=== Given entries ===

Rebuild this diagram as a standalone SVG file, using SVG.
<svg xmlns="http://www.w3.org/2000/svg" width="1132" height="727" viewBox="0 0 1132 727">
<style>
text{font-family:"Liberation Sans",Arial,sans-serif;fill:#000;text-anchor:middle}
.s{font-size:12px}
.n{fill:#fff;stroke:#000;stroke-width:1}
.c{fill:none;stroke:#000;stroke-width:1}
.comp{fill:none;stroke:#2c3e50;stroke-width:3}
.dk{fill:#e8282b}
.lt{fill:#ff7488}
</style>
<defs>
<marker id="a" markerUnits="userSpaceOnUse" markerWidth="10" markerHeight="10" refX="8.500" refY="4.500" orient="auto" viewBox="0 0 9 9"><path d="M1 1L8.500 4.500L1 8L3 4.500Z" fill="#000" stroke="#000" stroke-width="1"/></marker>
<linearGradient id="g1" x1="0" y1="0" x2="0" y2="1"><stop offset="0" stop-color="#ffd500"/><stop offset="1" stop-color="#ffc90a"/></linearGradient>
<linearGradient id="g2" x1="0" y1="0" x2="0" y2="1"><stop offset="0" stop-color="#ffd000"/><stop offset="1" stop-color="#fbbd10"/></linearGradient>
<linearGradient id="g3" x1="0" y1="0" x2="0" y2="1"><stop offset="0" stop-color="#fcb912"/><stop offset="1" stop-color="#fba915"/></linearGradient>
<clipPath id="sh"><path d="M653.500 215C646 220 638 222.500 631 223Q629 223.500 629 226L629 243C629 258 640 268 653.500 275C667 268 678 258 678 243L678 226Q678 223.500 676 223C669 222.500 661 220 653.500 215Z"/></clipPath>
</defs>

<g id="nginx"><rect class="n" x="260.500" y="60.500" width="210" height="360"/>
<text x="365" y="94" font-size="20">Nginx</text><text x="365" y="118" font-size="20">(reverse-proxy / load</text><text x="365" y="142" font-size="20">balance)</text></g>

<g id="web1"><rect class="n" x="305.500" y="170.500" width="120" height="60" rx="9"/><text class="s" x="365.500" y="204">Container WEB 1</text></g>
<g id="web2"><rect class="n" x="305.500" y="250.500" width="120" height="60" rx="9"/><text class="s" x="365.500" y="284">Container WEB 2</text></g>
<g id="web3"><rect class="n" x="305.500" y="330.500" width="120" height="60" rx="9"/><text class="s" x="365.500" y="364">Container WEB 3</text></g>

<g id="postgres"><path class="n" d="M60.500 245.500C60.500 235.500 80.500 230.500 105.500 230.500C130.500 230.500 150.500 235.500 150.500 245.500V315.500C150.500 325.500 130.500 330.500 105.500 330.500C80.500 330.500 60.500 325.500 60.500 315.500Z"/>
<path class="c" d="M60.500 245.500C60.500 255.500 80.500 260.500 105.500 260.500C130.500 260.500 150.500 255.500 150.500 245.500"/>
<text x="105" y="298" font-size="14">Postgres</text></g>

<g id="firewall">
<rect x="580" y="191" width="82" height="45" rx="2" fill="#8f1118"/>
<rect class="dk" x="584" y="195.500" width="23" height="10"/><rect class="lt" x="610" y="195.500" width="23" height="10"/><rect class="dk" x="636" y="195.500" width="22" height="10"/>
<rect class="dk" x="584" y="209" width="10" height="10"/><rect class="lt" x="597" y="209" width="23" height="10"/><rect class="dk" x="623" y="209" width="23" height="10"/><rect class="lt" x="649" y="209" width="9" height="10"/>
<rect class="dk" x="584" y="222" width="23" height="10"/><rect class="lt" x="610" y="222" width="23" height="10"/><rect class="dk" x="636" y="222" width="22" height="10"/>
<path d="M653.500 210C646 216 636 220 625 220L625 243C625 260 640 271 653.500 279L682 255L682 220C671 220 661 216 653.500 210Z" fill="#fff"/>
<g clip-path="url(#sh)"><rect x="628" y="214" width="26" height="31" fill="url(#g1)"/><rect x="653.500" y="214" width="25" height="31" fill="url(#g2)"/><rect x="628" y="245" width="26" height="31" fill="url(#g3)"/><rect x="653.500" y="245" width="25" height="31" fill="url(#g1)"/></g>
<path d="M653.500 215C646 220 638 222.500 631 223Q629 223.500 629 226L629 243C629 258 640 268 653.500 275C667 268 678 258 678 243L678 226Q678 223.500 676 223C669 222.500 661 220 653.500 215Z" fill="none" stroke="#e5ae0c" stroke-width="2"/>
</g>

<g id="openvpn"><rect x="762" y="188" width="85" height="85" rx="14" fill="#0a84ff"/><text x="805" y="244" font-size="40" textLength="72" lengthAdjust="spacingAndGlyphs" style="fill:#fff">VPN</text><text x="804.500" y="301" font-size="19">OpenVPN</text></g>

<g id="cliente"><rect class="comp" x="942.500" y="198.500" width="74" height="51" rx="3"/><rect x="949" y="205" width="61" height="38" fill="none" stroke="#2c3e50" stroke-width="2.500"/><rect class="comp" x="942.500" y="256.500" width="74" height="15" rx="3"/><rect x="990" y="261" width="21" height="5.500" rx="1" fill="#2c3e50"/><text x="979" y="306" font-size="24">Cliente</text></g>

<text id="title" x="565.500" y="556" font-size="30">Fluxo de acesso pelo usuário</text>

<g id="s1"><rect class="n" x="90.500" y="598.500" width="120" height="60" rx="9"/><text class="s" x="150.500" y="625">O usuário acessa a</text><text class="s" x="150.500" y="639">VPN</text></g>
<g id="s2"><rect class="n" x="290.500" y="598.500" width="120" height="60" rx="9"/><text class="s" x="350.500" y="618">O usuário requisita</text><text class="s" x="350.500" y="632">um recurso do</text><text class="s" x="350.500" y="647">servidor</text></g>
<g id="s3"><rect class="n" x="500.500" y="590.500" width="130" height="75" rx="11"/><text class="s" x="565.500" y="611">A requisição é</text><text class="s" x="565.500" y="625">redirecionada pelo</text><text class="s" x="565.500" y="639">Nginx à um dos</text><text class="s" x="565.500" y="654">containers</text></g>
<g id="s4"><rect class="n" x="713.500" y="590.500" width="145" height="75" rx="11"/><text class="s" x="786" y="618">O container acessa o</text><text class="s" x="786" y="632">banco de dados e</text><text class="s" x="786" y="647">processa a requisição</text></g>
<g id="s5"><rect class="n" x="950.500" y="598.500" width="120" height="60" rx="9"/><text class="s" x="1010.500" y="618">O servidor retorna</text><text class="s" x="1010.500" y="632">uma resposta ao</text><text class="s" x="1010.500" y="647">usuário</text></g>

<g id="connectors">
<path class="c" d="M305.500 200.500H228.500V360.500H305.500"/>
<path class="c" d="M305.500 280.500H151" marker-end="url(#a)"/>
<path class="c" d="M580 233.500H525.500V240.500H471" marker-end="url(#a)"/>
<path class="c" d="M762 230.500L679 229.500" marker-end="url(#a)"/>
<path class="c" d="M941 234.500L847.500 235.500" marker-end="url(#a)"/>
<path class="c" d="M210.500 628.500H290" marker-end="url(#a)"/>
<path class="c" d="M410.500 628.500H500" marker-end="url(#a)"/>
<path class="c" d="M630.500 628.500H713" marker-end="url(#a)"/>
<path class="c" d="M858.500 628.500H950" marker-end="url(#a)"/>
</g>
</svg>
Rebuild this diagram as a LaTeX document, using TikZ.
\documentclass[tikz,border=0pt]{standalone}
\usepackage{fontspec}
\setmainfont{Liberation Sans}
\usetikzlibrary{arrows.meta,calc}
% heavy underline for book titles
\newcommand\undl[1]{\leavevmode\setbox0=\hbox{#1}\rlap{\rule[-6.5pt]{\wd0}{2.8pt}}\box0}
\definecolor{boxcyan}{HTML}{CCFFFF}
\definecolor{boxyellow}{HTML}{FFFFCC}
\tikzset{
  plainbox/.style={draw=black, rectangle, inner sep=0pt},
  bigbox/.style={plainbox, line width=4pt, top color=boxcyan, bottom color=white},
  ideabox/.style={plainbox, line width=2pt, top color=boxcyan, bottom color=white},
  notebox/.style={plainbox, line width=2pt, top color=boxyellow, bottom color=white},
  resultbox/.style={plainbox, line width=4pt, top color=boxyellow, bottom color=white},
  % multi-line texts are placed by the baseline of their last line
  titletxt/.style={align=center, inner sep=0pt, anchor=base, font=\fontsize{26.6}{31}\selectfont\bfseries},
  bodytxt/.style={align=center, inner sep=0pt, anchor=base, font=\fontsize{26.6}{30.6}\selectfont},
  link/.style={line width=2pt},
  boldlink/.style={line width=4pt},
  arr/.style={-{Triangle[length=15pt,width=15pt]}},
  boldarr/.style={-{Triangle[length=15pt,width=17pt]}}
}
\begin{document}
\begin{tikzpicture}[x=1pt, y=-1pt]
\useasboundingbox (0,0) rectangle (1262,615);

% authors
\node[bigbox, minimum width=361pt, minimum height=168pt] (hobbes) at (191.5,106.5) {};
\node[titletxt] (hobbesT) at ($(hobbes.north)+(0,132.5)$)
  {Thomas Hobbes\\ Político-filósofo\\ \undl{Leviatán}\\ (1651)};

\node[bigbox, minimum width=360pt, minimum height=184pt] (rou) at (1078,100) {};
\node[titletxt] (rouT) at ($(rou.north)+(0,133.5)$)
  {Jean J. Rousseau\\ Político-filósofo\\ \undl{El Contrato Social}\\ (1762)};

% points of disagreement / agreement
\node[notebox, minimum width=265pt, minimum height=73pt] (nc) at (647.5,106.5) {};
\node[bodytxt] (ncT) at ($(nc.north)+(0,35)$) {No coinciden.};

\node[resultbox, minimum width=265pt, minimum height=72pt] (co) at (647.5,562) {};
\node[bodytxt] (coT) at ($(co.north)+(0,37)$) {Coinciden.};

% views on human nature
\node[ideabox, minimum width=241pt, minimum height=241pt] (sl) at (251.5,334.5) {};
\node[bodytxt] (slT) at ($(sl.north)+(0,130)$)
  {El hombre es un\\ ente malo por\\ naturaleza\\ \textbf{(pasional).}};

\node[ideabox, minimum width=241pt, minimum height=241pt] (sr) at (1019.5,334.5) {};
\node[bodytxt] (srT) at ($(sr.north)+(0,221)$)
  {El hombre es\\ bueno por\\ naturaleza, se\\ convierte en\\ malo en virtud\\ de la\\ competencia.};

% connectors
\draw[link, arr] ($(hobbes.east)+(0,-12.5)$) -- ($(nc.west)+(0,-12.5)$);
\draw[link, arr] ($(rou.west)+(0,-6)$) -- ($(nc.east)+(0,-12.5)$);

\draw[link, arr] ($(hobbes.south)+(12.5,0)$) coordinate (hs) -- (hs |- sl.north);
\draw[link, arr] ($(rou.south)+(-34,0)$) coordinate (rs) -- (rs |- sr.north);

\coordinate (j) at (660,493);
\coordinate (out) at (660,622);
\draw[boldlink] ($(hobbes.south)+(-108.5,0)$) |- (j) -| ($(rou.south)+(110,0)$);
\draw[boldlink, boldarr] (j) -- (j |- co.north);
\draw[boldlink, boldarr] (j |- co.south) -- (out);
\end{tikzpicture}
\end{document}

===

What you will do. Identify the lines above with the word "this". Copy them.

Output.
Rebuild this diagram as a standalone SVG file, using SVG.
Rebuild this diagram as a LaTeX document, using TikZ.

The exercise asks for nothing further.